──────── Stored data ────────
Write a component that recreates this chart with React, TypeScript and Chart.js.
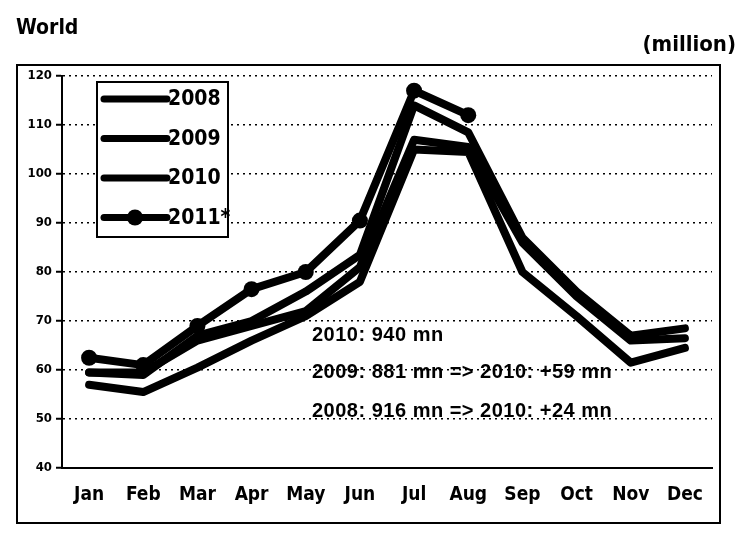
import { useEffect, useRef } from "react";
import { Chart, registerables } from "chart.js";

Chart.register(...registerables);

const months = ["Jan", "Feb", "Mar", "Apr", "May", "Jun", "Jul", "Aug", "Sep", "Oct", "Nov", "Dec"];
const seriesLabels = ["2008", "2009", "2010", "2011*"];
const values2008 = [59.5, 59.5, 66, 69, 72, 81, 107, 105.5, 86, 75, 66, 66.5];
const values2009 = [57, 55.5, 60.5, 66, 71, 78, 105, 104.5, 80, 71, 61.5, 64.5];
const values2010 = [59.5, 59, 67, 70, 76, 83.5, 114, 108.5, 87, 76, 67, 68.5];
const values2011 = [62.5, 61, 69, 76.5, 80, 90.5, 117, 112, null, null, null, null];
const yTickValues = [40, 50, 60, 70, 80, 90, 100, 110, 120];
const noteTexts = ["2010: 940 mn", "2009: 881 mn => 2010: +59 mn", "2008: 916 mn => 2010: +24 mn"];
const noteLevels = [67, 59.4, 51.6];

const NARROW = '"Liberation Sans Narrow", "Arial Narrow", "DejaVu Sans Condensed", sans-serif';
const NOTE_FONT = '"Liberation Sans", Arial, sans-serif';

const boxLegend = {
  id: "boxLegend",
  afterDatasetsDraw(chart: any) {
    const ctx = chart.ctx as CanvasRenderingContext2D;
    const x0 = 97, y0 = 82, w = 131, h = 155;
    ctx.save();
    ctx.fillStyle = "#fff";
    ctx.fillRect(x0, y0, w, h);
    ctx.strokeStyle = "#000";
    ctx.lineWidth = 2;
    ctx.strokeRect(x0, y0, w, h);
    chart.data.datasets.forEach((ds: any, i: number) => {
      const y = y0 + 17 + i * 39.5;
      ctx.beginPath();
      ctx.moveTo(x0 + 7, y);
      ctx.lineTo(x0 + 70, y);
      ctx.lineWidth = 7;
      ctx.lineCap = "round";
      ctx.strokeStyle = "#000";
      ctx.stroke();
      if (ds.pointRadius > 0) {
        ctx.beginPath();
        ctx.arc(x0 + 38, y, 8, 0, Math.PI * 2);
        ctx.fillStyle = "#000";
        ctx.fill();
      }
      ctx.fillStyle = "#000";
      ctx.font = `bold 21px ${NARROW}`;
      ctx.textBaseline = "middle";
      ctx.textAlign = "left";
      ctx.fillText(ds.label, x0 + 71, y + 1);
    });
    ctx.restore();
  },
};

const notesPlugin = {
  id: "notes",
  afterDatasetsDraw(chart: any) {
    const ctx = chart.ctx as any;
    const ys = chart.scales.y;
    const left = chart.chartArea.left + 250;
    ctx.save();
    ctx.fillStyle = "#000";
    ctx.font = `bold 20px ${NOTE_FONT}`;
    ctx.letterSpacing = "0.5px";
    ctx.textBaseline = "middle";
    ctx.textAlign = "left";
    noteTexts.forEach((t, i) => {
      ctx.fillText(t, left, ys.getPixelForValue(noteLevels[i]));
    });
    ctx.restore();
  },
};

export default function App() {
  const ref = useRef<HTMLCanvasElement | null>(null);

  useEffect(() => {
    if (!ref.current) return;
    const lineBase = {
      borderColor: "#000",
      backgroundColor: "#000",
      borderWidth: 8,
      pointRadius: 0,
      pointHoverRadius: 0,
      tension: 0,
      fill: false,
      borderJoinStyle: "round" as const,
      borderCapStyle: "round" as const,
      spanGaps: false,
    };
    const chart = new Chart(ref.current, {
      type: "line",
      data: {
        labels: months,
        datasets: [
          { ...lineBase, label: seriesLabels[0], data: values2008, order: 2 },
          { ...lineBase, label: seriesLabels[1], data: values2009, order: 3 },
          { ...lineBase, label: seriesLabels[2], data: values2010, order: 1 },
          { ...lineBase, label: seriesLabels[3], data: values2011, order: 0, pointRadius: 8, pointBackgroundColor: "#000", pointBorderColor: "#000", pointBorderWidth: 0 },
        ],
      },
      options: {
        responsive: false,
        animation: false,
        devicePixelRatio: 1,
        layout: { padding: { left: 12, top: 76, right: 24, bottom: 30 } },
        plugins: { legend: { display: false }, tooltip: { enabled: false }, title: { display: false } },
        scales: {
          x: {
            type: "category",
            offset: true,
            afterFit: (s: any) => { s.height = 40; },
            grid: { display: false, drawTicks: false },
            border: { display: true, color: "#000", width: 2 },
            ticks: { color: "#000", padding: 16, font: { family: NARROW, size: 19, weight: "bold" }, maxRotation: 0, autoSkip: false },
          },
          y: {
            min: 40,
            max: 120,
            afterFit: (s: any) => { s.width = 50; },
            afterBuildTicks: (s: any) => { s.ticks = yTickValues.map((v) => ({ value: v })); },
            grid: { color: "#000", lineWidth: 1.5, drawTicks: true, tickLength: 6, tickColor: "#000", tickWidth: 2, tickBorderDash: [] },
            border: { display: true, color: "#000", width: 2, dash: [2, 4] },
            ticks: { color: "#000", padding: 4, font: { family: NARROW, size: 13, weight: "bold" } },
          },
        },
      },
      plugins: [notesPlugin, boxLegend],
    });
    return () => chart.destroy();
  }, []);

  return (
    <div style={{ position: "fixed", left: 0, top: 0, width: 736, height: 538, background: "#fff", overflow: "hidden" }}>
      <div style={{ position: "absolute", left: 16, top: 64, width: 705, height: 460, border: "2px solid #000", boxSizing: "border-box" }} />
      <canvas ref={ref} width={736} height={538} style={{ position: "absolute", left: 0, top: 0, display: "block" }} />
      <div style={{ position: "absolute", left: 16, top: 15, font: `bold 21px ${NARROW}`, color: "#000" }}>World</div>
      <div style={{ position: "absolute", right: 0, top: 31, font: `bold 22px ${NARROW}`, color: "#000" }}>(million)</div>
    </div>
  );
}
────────
──────── Stored data ────────
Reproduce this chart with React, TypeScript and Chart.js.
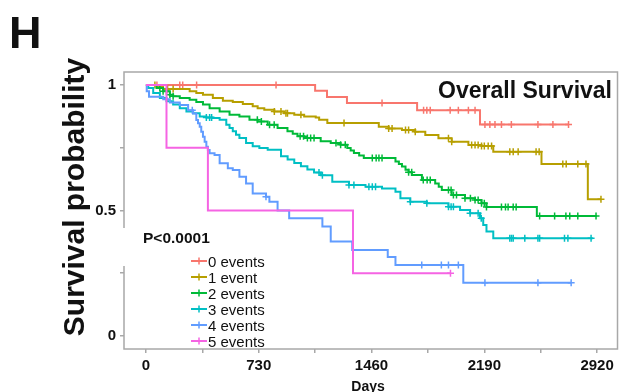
────────
Problem details
Without the pictures, give again exactly the lines above starting at the line containing "Write a component" and ending at the line containing "Chart.register(...registerables);".

Worked solution
Write a component that recreates this chart with React, TypeScript and Chart.js.
import { useEffect, useRef } from "react";
import { Chart, registerables } from "chart.js";

Chart.register(...registerables);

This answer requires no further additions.